*WHAT IS BEING ASKED*. Pick out each line of the records in which the word "this" appears.
---------- RECORD LIST
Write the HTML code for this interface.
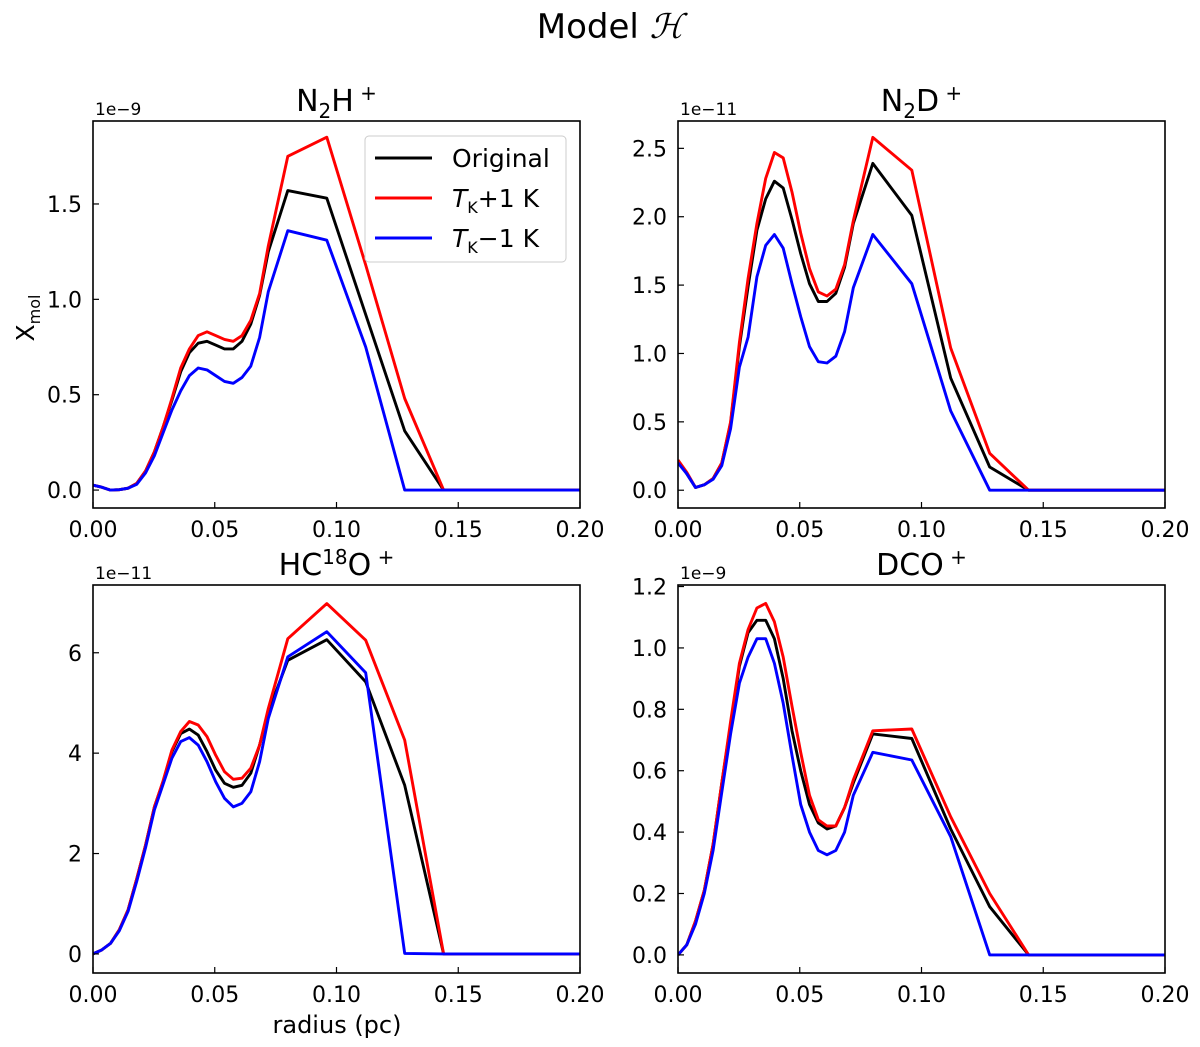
--------------------
---------- RECORD LIST
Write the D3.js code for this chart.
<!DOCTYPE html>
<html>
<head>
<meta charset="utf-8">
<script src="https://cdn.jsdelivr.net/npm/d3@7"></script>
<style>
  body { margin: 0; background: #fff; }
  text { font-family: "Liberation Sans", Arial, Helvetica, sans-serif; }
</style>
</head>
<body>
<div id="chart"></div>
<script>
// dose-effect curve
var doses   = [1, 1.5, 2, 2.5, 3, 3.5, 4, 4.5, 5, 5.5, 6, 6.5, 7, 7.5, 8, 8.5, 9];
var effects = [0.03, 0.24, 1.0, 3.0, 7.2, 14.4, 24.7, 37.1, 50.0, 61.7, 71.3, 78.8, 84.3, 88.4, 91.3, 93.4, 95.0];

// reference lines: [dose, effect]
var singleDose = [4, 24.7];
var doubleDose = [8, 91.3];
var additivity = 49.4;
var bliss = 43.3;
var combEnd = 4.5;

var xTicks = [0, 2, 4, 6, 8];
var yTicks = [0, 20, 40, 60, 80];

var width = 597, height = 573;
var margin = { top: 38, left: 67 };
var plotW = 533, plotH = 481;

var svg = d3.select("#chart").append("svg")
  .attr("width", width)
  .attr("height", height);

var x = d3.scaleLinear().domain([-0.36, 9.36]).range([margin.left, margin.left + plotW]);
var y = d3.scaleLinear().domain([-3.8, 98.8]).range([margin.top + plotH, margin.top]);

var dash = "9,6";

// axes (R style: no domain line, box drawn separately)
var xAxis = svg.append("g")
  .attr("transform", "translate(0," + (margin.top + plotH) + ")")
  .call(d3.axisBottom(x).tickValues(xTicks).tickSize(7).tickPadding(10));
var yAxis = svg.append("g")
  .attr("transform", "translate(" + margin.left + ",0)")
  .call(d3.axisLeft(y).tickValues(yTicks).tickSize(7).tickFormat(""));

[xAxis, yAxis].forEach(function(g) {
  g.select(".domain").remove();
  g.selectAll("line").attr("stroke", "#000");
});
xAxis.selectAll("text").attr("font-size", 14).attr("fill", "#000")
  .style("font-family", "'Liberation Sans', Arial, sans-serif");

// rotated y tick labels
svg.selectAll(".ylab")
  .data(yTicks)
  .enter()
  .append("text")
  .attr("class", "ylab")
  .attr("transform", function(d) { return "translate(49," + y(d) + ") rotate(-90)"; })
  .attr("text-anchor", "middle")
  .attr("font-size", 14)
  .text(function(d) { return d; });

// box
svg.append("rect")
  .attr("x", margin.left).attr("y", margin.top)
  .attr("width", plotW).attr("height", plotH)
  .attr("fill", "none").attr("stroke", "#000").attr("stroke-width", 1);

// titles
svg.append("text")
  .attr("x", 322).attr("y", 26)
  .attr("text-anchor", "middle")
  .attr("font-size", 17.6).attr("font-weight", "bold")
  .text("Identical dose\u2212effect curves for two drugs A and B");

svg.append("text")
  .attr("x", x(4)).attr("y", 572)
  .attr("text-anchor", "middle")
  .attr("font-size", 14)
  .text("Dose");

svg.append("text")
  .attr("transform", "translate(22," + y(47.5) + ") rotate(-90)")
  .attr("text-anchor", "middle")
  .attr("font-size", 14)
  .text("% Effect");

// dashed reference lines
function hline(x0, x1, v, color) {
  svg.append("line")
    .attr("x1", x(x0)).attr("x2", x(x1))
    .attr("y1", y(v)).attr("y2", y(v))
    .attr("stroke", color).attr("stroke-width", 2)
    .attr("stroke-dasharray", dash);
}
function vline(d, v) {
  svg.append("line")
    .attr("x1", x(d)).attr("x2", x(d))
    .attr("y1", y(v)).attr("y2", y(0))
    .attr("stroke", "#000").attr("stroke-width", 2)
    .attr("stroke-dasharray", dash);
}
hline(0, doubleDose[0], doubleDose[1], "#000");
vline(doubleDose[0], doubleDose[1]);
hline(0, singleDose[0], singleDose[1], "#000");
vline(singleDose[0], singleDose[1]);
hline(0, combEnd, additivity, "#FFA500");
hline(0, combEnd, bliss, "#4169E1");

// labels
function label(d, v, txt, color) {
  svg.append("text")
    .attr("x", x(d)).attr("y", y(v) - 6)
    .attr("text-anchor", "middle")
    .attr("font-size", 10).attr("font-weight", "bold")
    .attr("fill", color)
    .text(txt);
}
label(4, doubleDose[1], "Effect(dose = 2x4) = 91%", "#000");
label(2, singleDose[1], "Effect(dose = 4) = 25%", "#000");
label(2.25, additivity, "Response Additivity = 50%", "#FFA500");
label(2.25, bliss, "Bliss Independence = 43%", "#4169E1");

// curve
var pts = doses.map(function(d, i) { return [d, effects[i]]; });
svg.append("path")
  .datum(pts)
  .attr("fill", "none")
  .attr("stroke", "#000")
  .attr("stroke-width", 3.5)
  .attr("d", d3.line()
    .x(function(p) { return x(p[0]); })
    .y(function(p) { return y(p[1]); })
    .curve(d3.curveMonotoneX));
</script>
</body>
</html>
--------------------
*THE RESULT*.
Write the HTML code for this interface.
Write the D3.js code for this chart.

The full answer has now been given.